*AIM OF THE TASK:* Below is a listing; reproduce each line of it exactly.
:::::
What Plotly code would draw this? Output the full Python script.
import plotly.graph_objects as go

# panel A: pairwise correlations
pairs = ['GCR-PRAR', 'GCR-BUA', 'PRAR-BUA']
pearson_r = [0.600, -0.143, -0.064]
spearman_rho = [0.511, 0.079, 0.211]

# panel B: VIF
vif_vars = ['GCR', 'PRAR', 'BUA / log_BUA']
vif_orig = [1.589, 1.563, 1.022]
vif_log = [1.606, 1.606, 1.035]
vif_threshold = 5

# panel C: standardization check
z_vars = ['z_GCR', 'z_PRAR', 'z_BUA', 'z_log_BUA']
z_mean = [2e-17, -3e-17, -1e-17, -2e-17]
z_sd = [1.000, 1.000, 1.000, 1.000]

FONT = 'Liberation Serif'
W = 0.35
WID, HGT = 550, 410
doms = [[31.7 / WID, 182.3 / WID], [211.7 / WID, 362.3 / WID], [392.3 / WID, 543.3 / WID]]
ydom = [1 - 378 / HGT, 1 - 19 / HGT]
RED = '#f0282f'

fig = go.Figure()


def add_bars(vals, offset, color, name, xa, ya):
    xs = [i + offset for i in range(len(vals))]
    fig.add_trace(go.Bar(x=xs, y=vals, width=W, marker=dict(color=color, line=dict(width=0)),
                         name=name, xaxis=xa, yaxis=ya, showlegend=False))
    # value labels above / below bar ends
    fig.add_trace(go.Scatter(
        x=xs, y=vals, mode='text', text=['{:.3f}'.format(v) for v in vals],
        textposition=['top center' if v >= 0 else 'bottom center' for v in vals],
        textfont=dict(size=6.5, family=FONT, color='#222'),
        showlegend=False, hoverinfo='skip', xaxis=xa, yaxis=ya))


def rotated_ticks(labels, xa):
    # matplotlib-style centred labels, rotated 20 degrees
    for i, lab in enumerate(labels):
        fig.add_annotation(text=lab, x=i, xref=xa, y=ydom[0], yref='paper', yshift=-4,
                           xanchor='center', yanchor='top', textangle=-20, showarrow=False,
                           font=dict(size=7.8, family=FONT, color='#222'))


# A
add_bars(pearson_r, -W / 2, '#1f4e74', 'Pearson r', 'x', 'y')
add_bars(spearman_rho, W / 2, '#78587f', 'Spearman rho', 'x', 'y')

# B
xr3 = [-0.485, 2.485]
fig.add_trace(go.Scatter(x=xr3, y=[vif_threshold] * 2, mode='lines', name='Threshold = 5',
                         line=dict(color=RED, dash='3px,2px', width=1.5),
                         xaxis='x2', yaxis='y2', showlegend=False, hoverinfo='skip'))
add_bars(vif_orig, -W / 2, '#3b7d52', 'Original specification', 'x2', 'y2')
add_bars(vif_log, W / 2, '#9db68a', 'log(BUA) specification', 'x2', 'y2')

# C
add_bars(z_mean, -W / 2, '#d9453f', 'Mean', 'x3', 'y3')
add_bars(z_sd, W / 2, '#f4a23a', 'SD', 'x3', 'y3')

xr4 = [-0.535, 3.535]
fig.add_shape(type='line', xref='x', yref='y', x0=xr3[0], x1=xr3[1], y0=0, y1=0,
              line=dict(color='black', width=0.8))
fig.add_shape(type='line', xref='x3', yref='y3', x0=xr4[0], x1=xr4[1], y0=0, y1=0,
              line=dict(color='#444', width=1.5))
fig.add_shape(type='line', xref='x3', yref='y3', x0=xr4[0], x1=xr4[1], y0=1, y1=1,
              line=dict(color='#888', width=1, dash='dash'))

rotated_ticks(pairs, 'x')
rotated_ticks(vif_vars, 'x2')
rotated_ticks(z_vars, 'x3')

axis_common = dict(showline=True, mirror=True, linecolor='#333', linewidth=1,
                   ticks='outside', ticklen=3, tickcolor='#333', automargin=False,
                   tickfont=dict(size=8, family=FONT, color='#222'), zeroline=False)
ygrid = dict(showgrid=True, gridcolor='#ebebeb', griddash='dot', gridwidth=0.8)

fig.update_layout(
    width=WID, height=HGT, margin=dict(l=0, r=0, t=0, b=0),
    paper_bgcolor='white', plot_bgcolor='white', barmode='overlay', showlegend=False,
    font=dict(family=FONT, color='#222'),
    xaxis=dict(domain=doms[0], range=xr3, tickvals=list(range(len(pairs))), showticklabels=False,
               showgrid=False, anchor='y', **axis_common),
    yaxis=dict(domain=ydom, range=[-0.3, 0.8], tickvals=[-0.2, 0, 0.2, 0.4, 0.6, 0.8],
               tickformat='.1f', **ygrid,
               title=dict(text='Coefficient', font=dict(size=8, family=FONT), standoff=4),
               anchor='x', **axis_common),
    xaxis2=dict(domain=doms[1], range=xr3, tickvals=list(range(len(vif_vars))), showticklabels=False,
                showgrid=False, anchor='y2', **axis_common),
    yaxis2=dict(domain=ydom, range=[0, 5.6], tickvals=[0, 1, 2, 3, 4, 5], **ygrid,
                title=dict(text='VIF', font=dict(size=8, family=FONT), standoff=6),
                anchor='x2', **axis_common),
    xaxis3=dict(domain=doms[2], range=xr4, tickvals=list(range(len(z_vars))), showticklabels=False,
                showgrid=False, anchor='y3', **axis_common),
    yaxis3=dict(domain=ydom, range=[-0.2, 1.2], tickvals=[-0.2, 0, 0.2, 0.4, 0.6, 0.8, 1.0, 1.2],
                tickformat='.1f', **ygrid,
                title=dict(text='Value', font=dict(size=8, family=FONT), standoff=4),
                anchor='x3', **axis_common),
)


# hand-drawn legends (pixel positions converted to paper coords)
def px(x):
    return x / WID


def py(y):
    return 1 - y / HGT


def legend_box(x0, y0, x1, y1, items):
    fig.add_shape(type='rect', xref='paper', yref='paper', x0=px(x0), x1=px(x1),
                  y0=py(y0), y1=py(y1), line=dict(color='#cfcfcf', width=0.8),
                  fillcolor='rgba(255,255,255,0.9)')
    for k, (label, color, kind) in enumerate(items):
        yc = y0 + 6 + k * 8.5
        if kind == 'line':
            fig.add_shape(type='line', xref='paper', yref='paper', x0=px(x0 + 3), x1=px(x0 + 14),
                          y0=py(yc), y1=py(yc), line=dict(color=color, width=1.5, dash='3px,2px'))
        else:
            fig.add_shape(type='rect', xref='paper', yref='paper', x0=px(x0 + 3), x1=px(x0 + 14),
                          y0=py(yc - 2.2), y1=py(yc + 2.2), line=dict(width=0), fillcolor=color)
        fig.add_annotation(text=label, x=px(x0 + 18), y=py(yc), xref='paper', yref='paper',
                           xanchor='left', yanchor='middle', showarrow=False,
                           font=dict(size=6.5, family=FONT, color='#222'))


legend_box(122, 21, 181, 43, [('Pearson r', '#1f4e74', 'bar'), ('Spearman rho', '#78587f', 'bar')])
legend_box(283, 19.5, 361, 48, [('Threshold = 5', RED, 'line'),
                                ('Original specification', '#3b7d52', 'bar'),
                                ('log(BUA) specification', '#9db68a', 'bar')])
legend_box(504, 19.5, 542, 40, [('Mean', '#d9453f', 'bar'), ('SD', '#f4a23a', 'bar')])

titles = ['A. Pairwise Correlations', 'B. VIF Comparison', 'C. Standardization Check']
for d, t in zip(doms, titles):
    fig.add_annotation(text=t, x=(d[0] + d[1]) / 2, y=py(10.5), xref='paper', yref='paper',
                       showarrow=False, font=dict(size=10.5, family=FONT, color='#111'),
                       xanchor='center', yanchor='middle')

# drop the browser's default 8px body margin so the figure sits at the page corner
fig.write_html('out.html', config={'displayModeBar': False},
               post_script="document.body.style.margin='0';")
:::::
*WRITTEN ANSWER:*
What Plotly code would draw this? Output the full Python script.
import plotly.graph_objects as go

# panel A: pairwise correlations
pairs = ['GCR-PRAR', 'GCR-BUA', 'PRAR-BUA']
pearson_r = [0.600, -0.143, -0.064]
spearman_rho = [0.511, 0.079, 0.211]

# panel B: VIF
vif_vars = ['GCR', 'PRAR', 'BUA / log_BUA']
vif_orig = [1.589, 1.563, 1.022]
vif_log = [1.606, 1.606, 1.035]
vif_threshold = 5

# panel C: standardization check
z_vars = ['z_GCR', 'z_PRAR', 'z_BUA', 'z_log_BUA']
z_mean = [2e-17, -3e-17, -1e-17, -2e-17]
z_sd = [1.000, 1.000, 1.000, 1.000]

FONT = 'Liberation Serif'
W = 0.35
WID, HGT = 550, 410
doms = [[31.7 / WID, 182.3 / WID], [211.7 / WID, 362.3 / WID], [392.3 / WID, 543.3 / WID]]
ydom = [1 - 378 / HGT, 1 - 19 / HGT]
RED = '#f0282f'

fig = go.Figure()


def add_bars(vals, offset, color, name, xa, ya):
    xs = [i + offset for i in range(len(vals))]
    fig.add_trace(go.Bar(x=xs, y=vals, width=W, marker=dict(color=color, line=dict(width=0)),
                         name=name, xaxis=xa, yaxis=ya, showlegend=False))
    # value labels above / below bar ends
    fig.add_trace(go.Scatter(
        x=xs, y=vals, mode='text', text=['{:.3f}'.format(v) for v in vals],
        textposition=['top center' if v >= 0 else 'bottom center' for v in vals],
        textfont=dict(size=6.5, family=FONT, color='#222'),
        showlegend=False, hoverinfo='skip', xaxis=xa, yaxis=ya))


def rotated_ticks(labels, xa):
    # matplotlib-style centred labels, rotated 20 degrees
    for i, lab in enumerate(labels):
        fig.add_annotation(text=lab, x=i, xref=xa, y=ydom[0], yref='paper', yshift=-4,
                           xanchor='center', yanchor='top', textangle=-20, showarrow=False,
                           font=dict(size=7.8, family=FONT, color='#222'))


# A
add_bars(pearson_r, -W / 2, '#1f4e74', 'Pearson r', 'x', 'y')
add_bars(spearman_rho, W / 2, '#78587f', 'Spearman rho', 'x', 'y')

# B
xr3 = [-0.485, 2.485]
fig.add_trace(go.Scatter(x=xr3, y=[vif_threshold] * 2, mode='lines', name='Threshold = 5',
                         line=dict(color=RED, dash='3px,2px', width=1.5),
                         xaxis='x2', yaxis='y2', showlegend=False, hoverinfo='skip'))
add_bars(vif_orig, -W / 2, '#3b7d52', 'Original specification', 'x2', 'y2')
add_bars(vif_log, W / 2, '#9db68a', 'log(BUA) specification', 'x2', 'y2')

# C
add_bars(z_mean, -W / 2, '#d9453f', 'Mean', 'x3', 'y3')
add_bars(z_sd, W / 2, '#f4a23a', 'SD', 'x3', 'y3')

xr4 = [-0.535, 3.535]
fig.add_shape(type='line', xref='x', yref='y', x0=xr3[0], x1=xr3[1], y0=0, y1=0,
              line=dict(color='black', width=0.8))
fig.add_shape(type='line', xref='x3', yref='y3', x0=xr4[0], x1=xr4[1], y0=0, y1=0,
              line=dict(color='#444', width=1.5))
fig.add_shape(type='line', xref='x3', yref='y3', x0=xr4[0], x1=xr4[1], y0=1, y1=1,
              line=dict(color='#888', width=1, dash='dash'))

rotated_ticks(pairs, 'x')
rotated_ticks(vif_vars, 'x2')
rotated_ticks(z_vars, 'x3')

axis_common = dict(showline=True, mirror=True, linecolor='#333', linewidth=1,
                   ticks='outside', ticklen=3, tickcolor='#333', automargin=False,
                   tickfont=dict(size=8, family=FONT, color='#222'), zeroline=False)
ygrid = dict(showgrid=True, gridcolor='#ebebeb', griddash='dot', gridwidth=0.8)

fig.update_layout(
    width=WID, height=HGT, margin=dict(l=0, r=0, t=0, b=0),
    paper_bgcolor='white', plot_bgcolor='white', barmode='overlay', showlegend=False,
    font=dict(family=FONT, color='#222'),
    xaxis=dict(domain=doms[0], range=xr3, tickvals=list(range(len(pairs))), showticklabels=False,
               showgrid=False, anchor='y', **axis_common),
    yaxis=dict(domain=ydom, range=[-0.3, 0.8], tickvals=[-0.2, 0, 0.2, 0.4, 0.6, 0.8],
               tickformat='.1f', **ygrid,
               title=dict(text='Coefficient', font=dict(size=8, family=FONT), standoff=4),
               anchor='x', **axis_common),
    xaxis2=dict(domain=doms[1], range=xr3, tickvals=list(range(len(vif_vars))), showticklabels=False,
                showgrid=False, anchor='y2', **axis_common),
    yaxis2=dict(domain=ydom, range=[0, 5.6], tickvals=[0, 1, 2, 3, 4, 5], **ygrid,
                title=dict(text='VIF', font=dict(size=8, family=FONT), standoff=6),
                anchor='x2', **axis_common),
    xaxis3=dict(domain=doms[2], range=xr4, tickvals=list(range(len(z_vars))), showticklabels=False,
                showgrid=False, anchor='y3', **axis_common),
    yaxis3=dict(domain=ydom, range=[-0.2, 1.2], tickvals=[-0.2, 0, 0.2, 0.4, 0.6, 0.8, 1.0, 1.2],
                tickformat='.1f', **ygrid,
                title=dict(text='Value', font=dict(size=8, family=FONT), standoff=4),
                anchor='x3', **axis_common),
)


# hand-drawn legends (pixel positions converted to paper coords)
def px(x):
    return x / WID


def py(y):
    return 1 - y / HGT


def legend_box(x0, y0, x1, y1, items):
    fig.add_shape(type='rect', xref='paper', yref='paper', x0=px(x0), x1=px(x1),
                  y0=py(y0), y1=py(y1), line=dict(color='#cfcfcf', width=0.8),
                  fillcolor='rgba(255,255,255,0.9)')
    for k, (label, color, kind) in enumerate(items):
        yc = y0 + 6 + k * 8.5
        if kind == 'line':
            fig.add_shape(type='line', xref='paper', yref='paper', x0=px(x0 + 3), x1=px(x0 + 14),
                          y0=py(yc), y1=py(yc), line=dict(color=color, width=1.5, dash='3px,2px'))
        else:
            fig.add_shape(type='rect', xref='paper', yref='paper', x0=px(x0 + 3), x1=px(x0 + 14),
                          y0=py(yc - 2.2), y1=py(yc + 2.2), line=dict(width=0), fillcolor=color)
        fig.add_annotation(text=label, x=px(x0 + 18), y=py(yc), xref='paper', yref='paper',
                           xanchor='left', yanchor='middle', showarrow=False,
                           font=dict(size=6.5, family=FONT, color='#222'))


legend_box(122, 21, 181, 43, [('Pearson r', '#1f4e74', 'bar'), ('Spearman rho', '#78587f', 'bar')])
legend_box(283, 19.5, 361, 48, [('Threshold = 5', RED, 'line'),
                                ('Original specification', '#3b7d52', 'bar'),
                                ('log(BUA) specification', '#9db68a', 'bar')])
legend_box(504, 19.5, 542, 40, [('Mean', '#d9453f', 'bar'), ('SD', '#f4a23a', 'bar')])

titles = ['A. Pairwise Correlations', 'B. VIF Comparison', 'C. Standardization Check']
for d, t in zip(doms, titles):
    fig.add_annotation(text=t, x=(d[0] + d[1]) / 2, y=py(10.5), xref='paper', yref='paper',
                       showarrow=False, font=dict(size=10.5, family=FONT, color='#111'),
                       xanchor='center', yanchor='middle')

# drop the browser's default 8px body margin so the figure sits at the page corner
fig.write_html('out.html', config={'displayModeBar': False},
               post_script="document.body.style.margin='0';")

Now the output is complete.